Hi, it’s us again, the ones who used to store our database in a single JSON file on disk, and then moved to etcd. Time for another change! We’re going to put everything in a single file on disk again.
As you might expect from our previous choice (and as many on the internet already predicted), we ran into some limits with etcd. Database size, write transaction frequency, of particular note: generating indexes. All of these were surmountable limits, but we were quickly running into the biggest limit: me. Until now, I have been allowed to choose just about anything for a database as long as I do all the work. But at a certain point, that doesn’t scale. The way to solve the issues with etcd was bespoke code. Every time someone else had to touch it, I had to explain it. Especially the indexing code. (Sorry.) What we need is something easier to dive into and get back out of quickly, a database similar enough to common development systems that other engineers, working hard to solve other problems, don’t have to get distracted by database internals to solve their problem.
Reaching this team engineering scaling limit was entirely predictable, though it happened faster than we thought it would.
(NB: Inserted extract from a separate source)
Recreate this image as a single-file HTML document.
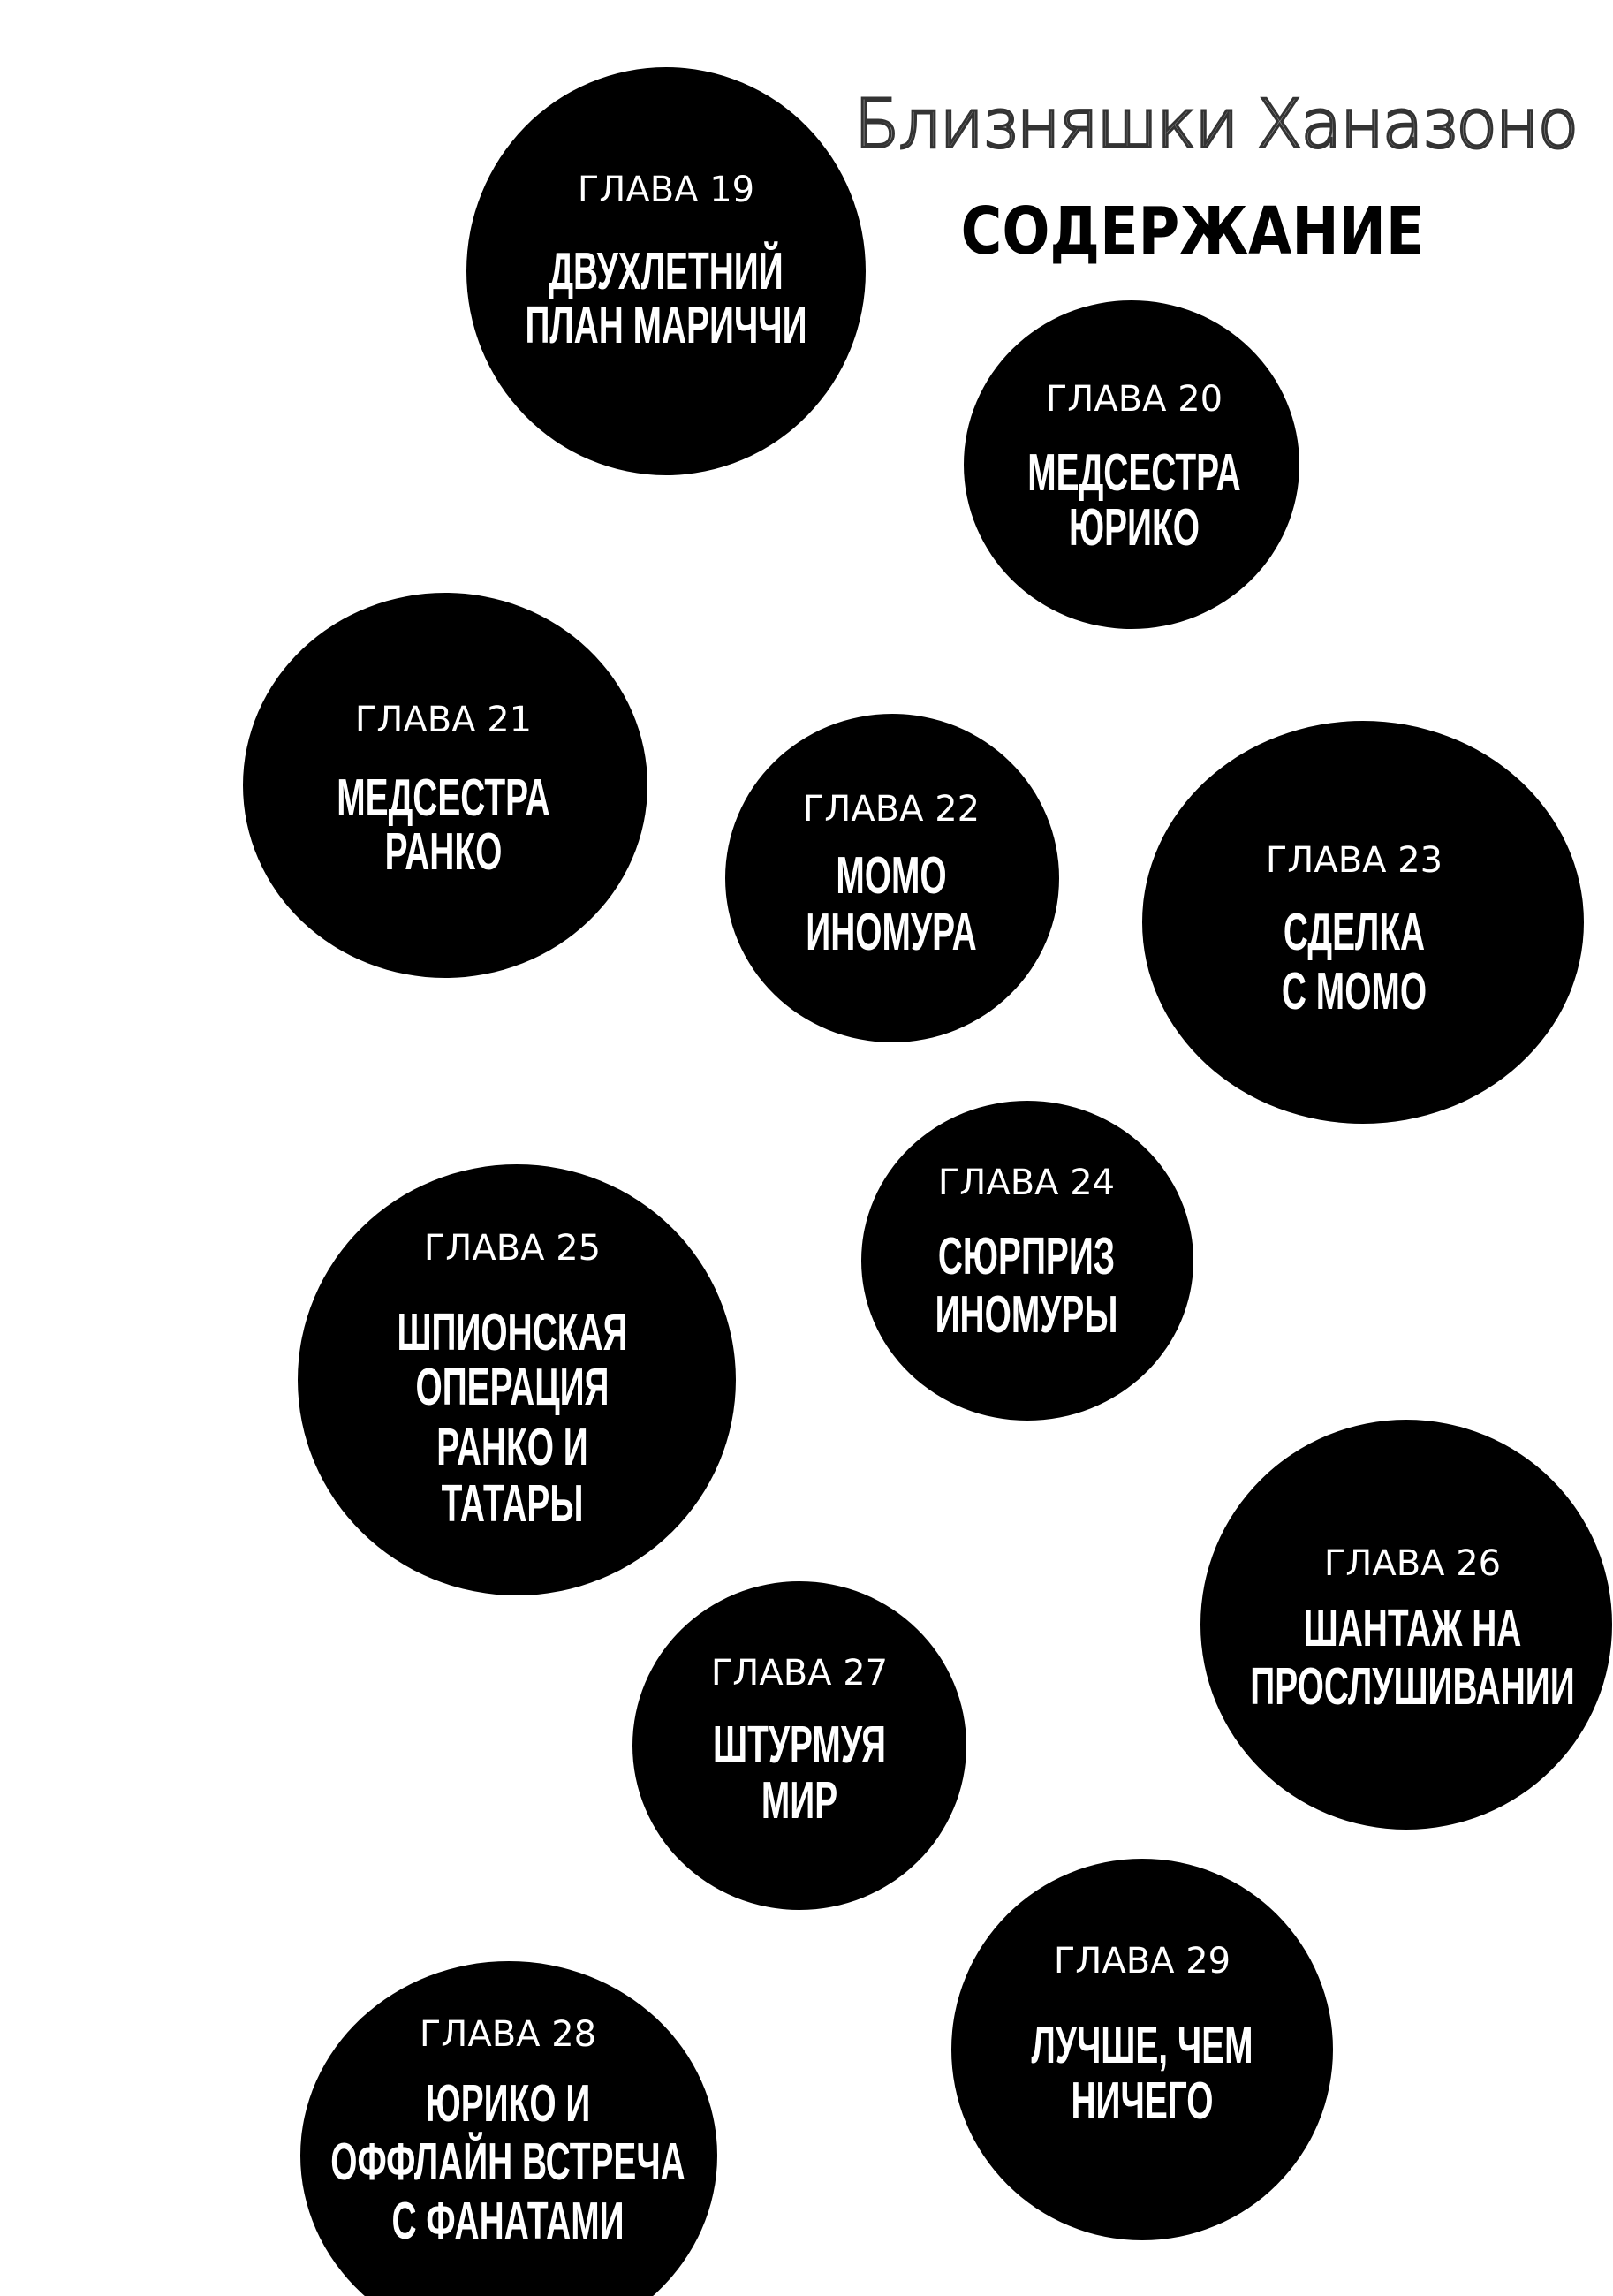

So we needed something different, something more conservative than our previous choices. The obvious candidates were MySQL (or one of its renamed variants given who bought it) or PostgreSQL, but several of us on the team have operational experience running these databases and didn’t enjoy the prospect of wrestling with the ops overhead of making live replication work and behave well. Other databases like CockroachDB looked very tempting, but we had zero experience with it. And we didn’t want to lock ourselves into a cloud provider with a managed product like Spanner. We have several requirements in our previous blog post that still apply, such as being able to run our entire test suite locally and hermetically quickly and easily, ideally without VMs or containers.